**GIVEN EXERCISE:** Print the entries below exactly as they appear, from the first line up to and including the line with "import seaborn as sns". Do not print any pictures.

[Plotting code records]
'''

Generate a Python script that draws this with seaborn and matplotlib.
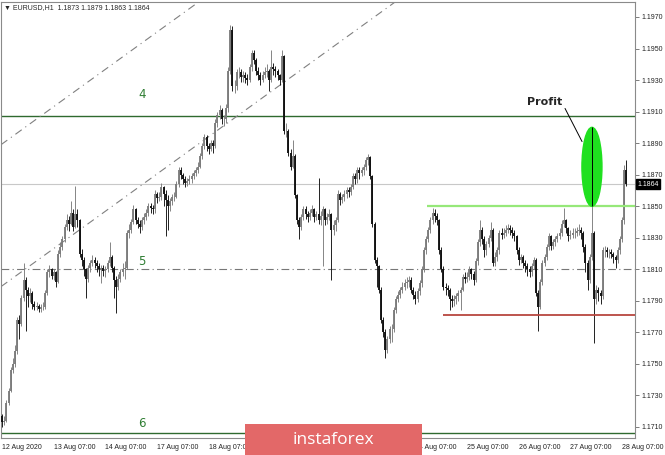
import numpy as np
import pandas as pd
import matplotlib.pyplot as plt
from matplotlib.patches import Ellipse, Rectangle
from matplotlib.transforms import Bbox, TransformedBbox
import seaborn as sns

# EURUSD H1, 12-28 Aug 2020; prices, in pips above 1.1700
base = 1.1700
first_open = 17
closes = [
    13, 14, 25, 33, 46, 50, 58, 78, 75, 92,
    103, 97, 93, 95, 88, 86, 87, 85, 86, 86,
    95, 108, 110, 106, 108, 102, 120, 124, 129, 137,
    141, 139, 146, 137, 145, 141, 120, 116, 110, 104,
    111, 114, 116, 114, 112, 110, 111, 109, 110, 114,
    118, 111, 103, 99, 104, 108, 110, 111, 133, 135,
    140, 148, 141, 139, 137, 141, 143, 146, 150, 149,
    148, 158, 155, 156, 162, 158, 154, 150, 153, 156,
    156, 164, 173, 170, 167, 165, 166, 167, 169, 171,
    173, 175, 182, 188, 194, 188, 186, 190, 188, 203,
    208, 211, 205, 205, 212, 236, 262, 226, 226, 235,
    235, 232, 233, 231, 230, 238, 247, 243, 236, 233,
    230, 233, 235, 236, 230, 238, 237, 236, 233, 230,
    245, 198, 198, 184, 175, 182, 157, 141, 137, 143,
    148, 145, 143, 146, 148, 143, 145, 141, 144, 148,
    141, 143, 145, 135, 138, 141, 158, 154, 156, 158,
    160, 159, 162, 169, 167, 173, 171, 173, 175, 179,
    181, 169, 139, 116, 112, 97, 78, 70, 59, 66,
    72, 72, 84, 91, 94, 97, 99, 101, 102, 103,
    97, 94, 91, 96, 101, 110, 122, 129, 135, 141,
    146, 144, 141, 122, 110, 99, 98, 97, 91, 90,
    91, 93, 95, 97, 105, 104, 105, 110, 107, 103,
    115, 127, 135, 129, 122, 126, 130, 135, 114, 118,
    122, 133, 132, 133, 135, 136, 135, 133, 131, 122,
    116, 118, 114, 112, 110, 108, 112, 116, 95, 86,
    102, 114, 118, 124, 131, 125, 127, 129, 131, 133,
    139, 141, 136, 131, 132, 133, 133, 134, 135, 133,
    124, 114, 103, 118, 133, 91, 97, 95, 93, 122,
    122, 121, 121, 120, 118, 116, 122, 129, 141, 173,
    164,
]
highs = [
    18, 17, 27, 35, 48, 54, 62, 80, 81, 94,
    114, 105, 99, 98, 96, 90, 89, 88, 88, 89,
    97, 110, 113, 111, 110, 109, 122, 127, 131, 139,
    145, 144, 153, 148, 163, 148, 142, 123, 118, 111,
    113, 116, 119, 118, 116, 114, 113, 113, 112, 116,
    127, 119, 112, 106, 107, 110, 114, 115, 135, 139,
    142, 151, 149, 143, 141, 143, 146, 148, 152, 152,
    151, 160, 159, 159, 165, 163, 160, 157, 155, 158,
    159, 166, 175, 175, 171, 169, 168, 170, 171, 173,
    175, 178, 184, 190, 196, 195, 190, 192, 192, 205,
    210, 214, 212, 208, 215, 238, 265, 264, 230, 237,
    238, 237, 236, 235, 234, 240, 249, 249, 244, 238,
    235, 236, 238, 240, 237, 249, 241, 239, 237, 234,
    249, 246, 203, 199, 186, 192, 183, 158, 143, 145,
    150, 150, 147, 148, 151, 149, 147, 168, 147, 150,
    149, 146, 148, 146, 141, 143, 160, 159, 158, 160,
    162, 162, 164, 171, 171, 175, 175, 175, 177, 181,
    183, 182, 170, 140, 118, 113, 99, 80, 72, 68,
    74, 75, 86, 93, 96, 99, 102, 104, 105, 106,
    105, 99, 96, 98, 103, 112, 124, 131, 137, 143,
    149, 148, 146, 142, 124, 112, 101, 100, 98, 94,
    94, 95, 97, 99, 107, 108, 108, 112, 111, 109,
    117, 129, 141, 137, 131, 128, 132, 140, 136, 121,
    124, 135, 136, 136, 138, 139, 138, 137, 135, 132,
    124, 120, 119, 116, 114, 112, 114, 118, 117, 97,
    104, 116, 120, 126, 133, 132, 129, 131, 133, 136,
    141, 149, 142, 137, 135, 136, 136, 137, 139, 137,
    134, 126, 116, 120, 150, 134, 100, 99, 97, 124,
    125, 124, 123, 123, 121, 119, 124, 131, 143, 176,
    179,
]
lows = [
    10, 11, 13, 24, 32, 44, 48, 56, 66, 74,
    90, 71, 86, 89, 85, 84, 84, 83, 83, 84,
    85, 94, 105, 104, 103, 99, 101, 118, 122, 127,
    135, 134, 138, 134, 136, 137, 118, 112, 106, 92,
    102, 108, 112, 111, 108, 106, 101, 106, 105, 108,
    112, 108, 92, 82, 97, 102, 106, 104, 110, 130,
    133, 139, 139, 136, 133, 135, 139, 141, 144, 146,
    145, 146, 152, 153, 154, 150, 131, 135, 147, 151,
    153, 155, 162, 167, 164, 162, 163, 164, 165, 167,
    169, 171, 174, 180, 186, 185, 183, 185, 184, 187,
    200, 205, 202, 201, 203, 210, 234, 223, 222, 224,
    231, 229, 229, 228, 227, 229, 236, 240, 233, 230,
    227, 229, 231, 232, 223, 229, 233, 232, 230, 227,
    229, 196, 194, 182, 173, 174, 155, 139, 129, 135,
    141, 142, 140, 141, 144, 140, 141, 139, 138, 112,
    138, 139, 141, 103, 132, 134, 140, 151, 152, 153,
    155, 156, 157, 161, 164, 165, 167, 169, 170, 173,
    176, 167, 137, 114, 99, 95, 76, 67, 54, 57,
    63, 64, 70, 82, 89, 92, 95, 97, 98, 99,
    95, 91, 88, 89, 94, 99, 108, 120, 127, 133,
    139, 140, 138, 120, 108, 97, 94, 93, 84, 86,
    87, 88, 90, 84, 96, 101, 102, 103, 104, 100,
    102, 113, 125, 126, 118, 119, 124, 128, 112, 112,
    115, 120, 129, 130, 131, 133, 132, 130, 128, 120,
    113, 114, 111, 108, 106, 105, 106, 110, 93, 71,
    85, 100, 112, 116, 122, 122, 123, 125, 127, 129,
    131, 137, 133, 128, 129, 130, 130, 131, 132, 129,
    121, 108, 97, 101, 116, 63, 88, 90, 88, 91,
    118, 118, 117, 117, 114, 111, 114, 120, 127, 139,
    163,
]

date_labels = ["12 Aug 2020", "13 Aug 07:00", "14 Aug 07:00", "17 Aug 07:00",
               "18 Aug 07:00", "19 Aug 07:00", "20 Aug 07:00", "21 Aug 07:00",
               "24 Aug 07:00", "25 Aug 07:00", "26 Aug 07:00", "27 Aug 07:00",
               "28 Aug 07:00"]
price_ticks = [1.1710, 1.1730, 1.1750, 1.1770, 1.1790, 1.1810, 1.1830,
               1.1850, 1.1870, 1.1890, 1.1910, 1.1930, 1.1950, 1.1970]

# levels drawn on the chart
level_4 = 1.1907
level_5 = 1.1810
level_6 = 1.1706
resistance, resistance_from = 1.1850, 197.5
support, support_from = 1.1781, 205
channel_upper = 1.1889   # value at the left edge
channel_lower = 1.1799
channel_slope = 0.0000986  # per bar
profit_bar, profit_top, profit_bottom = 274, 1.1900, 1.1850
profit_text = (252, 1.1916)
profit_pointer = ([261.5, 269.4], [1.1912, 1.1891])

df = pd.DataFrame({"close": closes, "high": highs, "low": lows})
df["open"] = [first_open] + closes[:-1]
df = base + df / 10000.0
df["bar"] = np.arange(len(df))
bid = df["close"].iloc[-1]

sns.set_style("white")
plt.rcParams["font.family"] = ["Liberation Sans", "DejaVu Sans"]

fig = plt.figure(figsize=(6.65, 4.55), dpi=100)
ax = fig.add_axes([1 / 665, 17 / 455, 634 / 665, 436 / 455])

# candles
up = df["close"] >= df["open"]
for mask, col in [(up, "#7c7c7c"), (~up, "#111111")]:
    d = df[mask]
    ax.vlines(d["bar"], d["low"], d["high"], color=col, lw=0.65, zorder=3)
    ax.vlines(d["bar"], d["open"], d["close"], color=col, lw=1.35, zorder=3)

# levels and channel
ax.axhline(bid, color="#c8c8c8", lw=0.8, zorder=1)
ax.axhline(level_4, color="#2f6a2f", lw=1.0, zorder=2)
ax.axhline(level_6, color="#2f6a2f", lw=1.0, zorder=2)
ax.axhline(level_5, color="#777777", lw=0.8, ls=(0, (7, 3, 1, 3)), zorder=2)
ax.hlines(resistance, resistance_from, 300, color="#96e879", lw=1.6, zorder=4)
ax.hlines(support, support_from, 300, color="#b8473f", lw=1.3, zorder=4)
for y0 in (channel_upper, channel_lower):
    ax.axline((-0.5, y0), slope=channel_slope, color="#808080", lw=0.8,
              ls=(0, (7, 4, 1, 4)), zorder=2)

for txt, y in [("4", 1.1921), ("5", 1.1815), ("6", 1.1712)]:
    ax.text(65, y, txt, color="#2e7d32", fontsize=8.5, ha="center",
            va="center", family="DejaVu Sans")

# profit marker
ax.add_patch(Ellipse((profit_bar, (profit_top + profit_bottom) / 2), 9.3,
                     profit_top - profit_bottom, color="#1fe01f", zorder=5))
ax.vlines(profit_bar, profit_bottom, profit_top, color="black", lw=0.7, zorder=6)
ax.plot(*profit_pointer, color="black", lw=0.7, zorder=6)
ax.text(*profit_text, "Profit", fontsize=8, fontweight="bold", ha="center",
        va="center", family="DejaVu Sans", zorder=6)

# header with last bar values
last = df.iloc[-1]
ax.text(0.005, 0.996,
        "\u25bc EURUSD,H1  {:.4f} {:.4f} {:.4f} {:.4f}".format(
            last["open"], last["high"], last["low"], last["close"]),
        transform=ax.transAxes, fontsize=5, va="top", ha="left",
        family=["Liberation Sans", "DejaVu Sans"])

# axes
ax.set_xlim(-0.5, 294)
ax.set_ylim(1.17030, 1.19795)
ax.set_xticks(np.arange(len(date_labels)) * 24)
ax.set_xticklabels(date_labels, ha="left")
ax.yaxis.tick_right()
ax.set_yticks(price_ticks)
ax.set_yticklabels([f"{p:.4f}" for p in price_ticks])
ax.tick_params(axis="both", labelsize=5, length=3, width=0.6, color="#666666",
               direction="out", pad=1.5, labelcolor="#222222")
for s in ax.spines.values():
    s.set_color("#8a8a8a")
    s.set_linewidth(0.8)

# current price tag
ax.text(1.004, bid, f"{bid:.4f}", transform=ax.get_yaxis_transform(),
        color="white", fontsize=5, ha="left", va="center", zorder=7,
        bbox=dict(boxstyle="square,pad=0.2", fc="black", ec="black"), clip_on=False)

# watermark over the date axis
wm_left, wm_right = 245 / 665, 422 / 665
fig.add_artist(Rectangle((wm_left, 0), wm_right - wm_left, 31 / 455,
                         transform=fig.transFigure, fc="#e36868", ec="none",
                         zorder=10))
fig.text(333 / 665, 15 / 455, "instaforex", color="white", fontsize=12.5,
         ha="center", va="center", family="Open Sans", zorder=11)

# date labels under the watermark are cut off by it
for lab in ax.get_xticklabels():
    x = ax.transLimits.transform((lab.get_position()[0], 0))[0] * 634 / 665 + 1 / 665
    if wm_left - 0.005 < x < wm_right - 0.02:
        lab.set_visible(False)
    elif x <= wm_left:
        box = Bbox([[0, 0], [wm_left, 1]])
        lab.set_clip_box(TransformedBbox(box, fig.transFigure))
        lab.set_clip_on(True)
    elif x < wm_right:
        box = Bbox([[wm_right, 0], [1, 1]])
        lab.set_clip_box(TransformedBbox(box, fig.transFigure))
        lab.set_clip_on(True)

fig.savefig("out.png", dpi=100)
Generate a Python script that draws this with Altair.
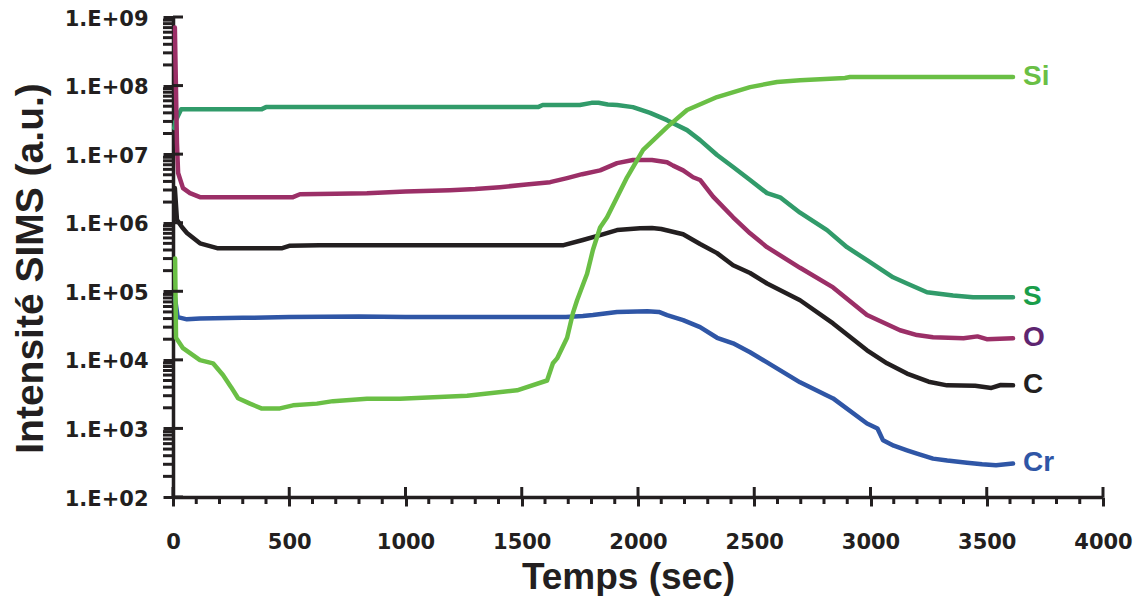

'''

**COMPLETED TASK:**
Generate a Python script that draws this with seaborn and matplotlib.
import numpy as np
import pandas as pd
import matplotlib.pyplot as plt
from matplotlib.patches import Ellipse, Rectangle
from matplotlib.transforms import Bbox, TransformedBbox
import seaborn as sns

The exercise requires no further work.